The rate of clock ticking is given as a frequency. For example, a CPU with a frequency of 800 MHz has a clock that ticks 800 million times per second.

      (i) How many instructions could your computer be carrying out during the 75 minutes of a COS 109 lecture? If you don't know the clock speed of your computer, assume that it runs at 3 GHz.

      (ii) If passwords are chosen from a 26 letter alphabet and are 6 characters long, then there are 26 6 possible passwords. Assume that a password can be tested in about 100 instructions. How long will it take to try all passwords on your computer?

(c) Here are some facts that you will need to do this problem:

      (i) The websites https://zephoria.com/top-15-valuable-facebook-statistics/ and https://www.statista.com/statistics/398136/us-facebook-user-age-groups/ contain a number of statistics about facebook users. Among these facts is the estimate that facebook has 2.01 billion users of whom 1.32 billion use facebook every day. In the United States, the number of users is 214 million. You can assume that the fraction of facebook user in the United States who use facebook each day is the same as the fraction of all facebook users who do so. Further, you can assume that the average time spent on facebook each day is 39 minutes. Consider this in light of the following facts:

      (i) A person who walks a mile in 15 minutes burns about 100 calories and for every 3500 calories you burn without changing eating habits, you lose a pound.

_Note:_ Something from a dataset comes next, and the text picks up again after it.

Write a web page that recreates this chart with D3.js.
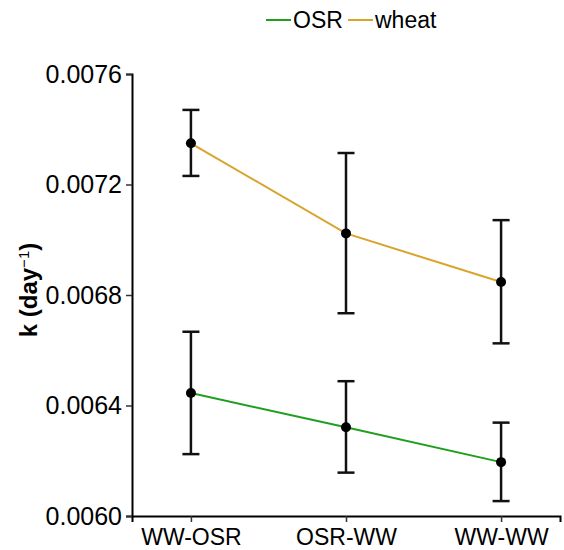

      (ii) It has been estimated that the average American is 17 pounds over weight.

Put all of these numbers together and making the assumptions that:

      (i) people would walk instead of using facebook

      (ii) people would eat no more even though they were walking

      (iii) people who do not use facebook will not lose weight in this experiment.

With these assumptions, how long would it take before the average weight in the United States no longer was over weight?

 

2. Bits, Bytes, Binary and my T shirts

(a) Now that you get the joke, write out the decimal numbers 15, 32, 60, 127, 8191 in binary. To be sure that you understand what you're doing, do the conversions between decimal and binary by hand, not by a program or a calculator. Show your work in all cases.

(b) Some years ago, a graduating class gave me this shirt

Which class were they?

(c) It has been estimated that Fed Ex averages 3.4 million packages per day. Each package is assigned a code number.
    (i) If we assume that code numbers are not repeated for a month, how many bytes are required to provide unique code numbers to all packages?
    (ii) How does your answer to (i) change for UPS which averages 16 million packages per day
    (iii) What range of numbers can you represent with the fingers and thumbs of two hands if you treat each finger and thumb as a binary digit?
    (iv) How much larger does this number get if you use all fingers and all toes?

 

3. A quantitaive exercise

Estimate the number of spoons that the dining hall at Forbes college has. You can assume that they restock at the beginning of the academic year and your estimate should be a prediction of that number. You should also estimate how many spoons there are at the end of the academic year.
As with the problems of this sort that we have worked in class, it is not necessary to get the precise answer. What is important is to explain the assumptions you have made and to give the rationale for your assumptions. Feel free to work in round numbers as you develop your estimate.